I am happy with the results, especially considering it was my first at that distance as well as the challenging nature of the course.

Finally, a super-huge shout out goes out to the Murphini family for hosting us over the weekend. We appreciate you loaning us Guz, for feeding us, chauffeuring and just making sure that three racers under your roof could prepare for the main event. Thank you - you guys were terrific!

Well what's next? Unpacking, laundry, yard work, the list goes on. Sigh. Indeed, I'm not in Kansas anymore!

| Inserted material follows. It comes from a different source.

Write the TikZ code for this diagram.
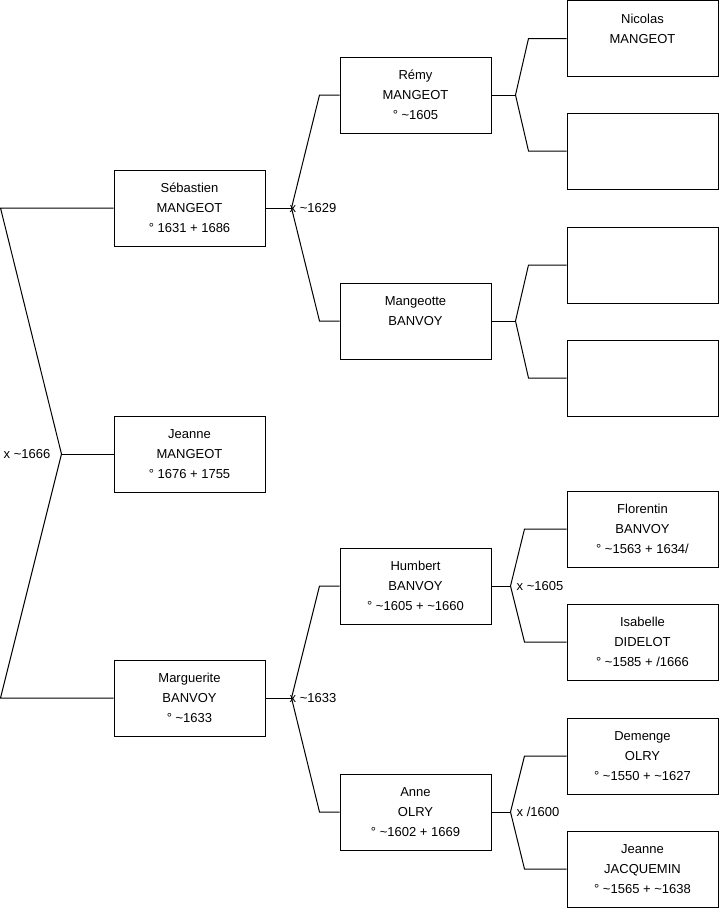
\documentclass[tikz,border=0pt]{standalone}
\usepackage{fontspec}
\setmainfont{Liberation Sans}
\usetikzlibrary{positioning}

\begin{document}
\begin{tikzpicture}[
  x=1pt, y=-1pt,
  person/.style={draw, line width=1pt, minimum width=151pt, minimum height=76pt, inner sep=0pt, font=\fontsize{13}{20}\selectfont, align=center},
  link/.style={line width=1pt},
  mar/.style={font=\fontsize{13}{16}\selectfont, inner sep=0pt}]

  \useasboundingbox (0,0) rectangle (719,908);

  % generation 0 and 1
  \node[person] (jeanne) at (189.5,454) {Jeanne\\MANGEOT\\° 1676 + 1755};
  \node[person] (seb) at (189.5,208) {Sébastien\\MANGEOT\\° 1631 + 1686};
  \node[person] (marg) at (189.5,698) {Marguerite\\BANVOY\\° \textasciitilde1633};

  % generation 2
  \node[person] (remy) at (415.5,95) {Rémy\\MANGEOT\\° \textasciitilde1605};
  \node[person] (mangeotte) at (415.5,321) {Mangeotte\\BANVOY\\\vphantom{1}};
  \node[person] (humbert) at (415.5,586) {Humbert\\BANVOY\\° \textasciitilde1605 + \textasciitilde1660};
  \node[person] (anne) at (415.5,812) {Anne\\OLRY\\° \textasciitilde1602 + 1669};

  % generation 3
  \node[person] (nicolas) at (642.5,38.5) {Nicolas\\MANGEOT\\\vphantom{1}};
  \node[person] (remym) at (642.5,151) {};
  \node[person] (mangp) at (642.5,265) {};
  \node[person] (mangm) at (642.5,378) {};
  \node[person] (florentin) at (642.5,529) {Florentin\\BANVOY\\° \textasciitilde1563 + 1634/};
  \node[person] (isabelle) at (642.5,642) {Isabelle\\DIDELOT\\° \textasciitilde1585 + /1666};
  \node[person] (demenge) at (642.5,756) {Demenge\\OLRY\\° \textasciitilde1550 + \textasciitilde1627};
  \node[person] (jacquemin) at (642.5,869) {Jeanne\\JACQUEMIN\\° \textasciitilde1565 + \textasciitilde1638};

  % forks
  \coordinate (f0) at ([xshift=-52pt]jeanne.west);
  \coordinate (f1) at ([xshift=26pt]seb.east);
  \coordinate (f2) at ([xshift=26pt]marg.east);
  \coordinate (f3) at ([xshift=24pt]remy.east);
  \coordinate (f4) at ([xshift=24pt]mangeotte.east);
  \coordinate (f5) at ([xshift=19pt]humbert.east);
  \coordinate (f6) at ([xshift=19pt]anne.east);

  \draw[link] (jeanne.west) -- (f0);
  \draw[link] (f0) -- ([xshift=-113pt]seb.west) -- (seb.west);
  \draw[link] (f0) -- ([xshift=-113pt]marg.west) -- (marg.west);

  \draw[link] (seb.east) -- (f1);
  \draw[link] (f1) -- ([xshift=-20pt]remy.west) -- (remy.west);
  \draw[link] (f1) -- ([xshift=-20pt]mangeotte.west) -- (mangeotte.west);
  \draw[link] (marg.east) -- (f2);
  \draw[link] (f2) -- ([xshift=-20pt]humbert.west) -- (humbert.west);
  \draw[link] (f2) -- ([xshift=-20pt]anne.west) -- (anne.west);

  \draw[link] (remy.east) -- (f3);
  \draw[link] (f3) -- ([xshift=-38pt]nicolas.west) -- (nicolas.west);
  \draw[link] (f3) -- ([xshift=-38pt]remym.west) -- (remym.west);
  \draw[link] (mangeotte.east) -- (f4);
  \draw[link] (f4) -- ([xshift=-38pt]mangp.west) -- (mangp.west);
  \draw[link] (f4) -- ([xshift=-38pt]mangm.west) -- (mangm.west);
  \draw[link] (humbert.east) -- (f5);
  \draw[link] (f5) -- ([xshift=-42pt]florentin.west) -- (florentin.west);
  \draw[link] (f5) -- ([xshift=-42pt]isabelle.west) -- (isabelle.west);
  \draw[link] (anne.east) -- (f6);
  \draw[link] (f6) -- ([xshift=-42pt]demenge.west) -- (demenge.west);
  \draw[link] (f6) -- ([xshift=-42pt]jacquemin.west) -- (jacquemin.west);

  % marriages
  \node[mar, anchor=east] (m0) at ([xshift=-11pt]f0) {x \textasciitilde1666};
  \node[mar, anchor=west] (m1) at ([xshift=-2pt]f1) {x \textasciitilde1629};
  \node[mar, anchor=west] (m2) at ([xshift=-2pt]f2) {x \textasciitilde1633};
  \node[mar, anchor=west] (m5) at ([xshift=6pt]f5) {x \textasciitilde1605};
  \node[mar, anchor=west] (m6) at ([xshift=6pt]f6) {x /1600};
\end{tikzpicture}
\end{document}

  1. yes! I'm halfway excited, but fully supportive. Great day, Brady. Doubt is a tricky guy to get rid of, even if you've worked hard. I've had times on the bike this year where I wondered exactly what I thought I was doing out there. I'm sure you know the feeling well.

    But you powered through it -- and that's awesome. Well done.

  2. It was very fun to watch Brady and Brendan duke it out on the big stage. They made it look easy. Too easy.

    Several times during the race I had the fleeting thought of "maybe I should try one of these again..." only to quickly squelch the thought, relish my retirement, and remember the sage advice of my ole pal Heraclitus; "You never step in the same river twice."

    I enjoy the roles of being a proud brother, as well as a comfortable spectator, instead of a wobbling, doubting, balding, 45 year old participant. That river done passed me by.

  3. Thank you, Brady, for the exquisite race report and motivational mental image to use when "digging into the cauldron of pain." That does sound like oodles of fun, the kickboxing tournament in the water. Another reason I'd never pick up triathlons. Humans just weren't meant to venture into the water; we'd have gills or a blow hole if it were meant to be.

    But seriously though, great job. Next Shabbos (+1) ride we'll have to hear more about this wondrous event.

  4. you look relatively comfortable given the situation during which those pictures were taken. Not bad.